On my personal desktop at home, I like to see the statistics at least once a day, for what was installed, what was run with sudo and other such details like kernel errors.

Running this monotonously every day is quite boring, so comes to rescue is logwatch. I have Fedora installation so I will talk about the location with respect to that so for your distribution it might be a little different.

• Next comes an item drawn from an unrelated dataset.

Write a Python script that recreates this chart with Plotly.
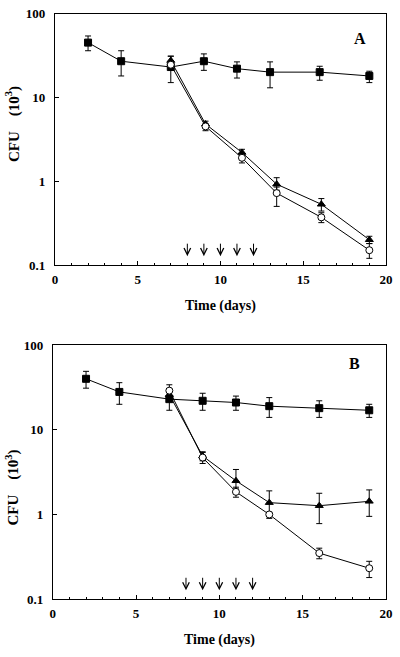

First install logwatch using 🙂 yum install logwatch

and you are done.

If you need to do more configuration and want to see something different in the mail that is sent( BTW sendmail is assumed to be default mail client), the keep reading.
First open the file /etc/logwatch/conf/logwatch.conf
The contents for my distro is just one line 🙂
# Local configuration options go here (defaults are in /usr/share/logwatch/default.conf/logwatch.conf)
So, open the file /usr/share/logwatch/default.conf/logwatch.confbr
I will highlight the important lines in the file here:
LogDir = /var/log — This is the directory for all the log files
MailTo = root — Whom should the mail be sent to
Print = If this is set to true then there will be no mail sent and the output will be displayed on the stdout.
Detail = The level of details you want to see in the mail or the output on screen.

Thats pretty much it.. If you want to further modify the details in the mail you can configure the services. For more advanced usage you can even go to /usr/share/logwatch/scripts/services and configure the individual scripts.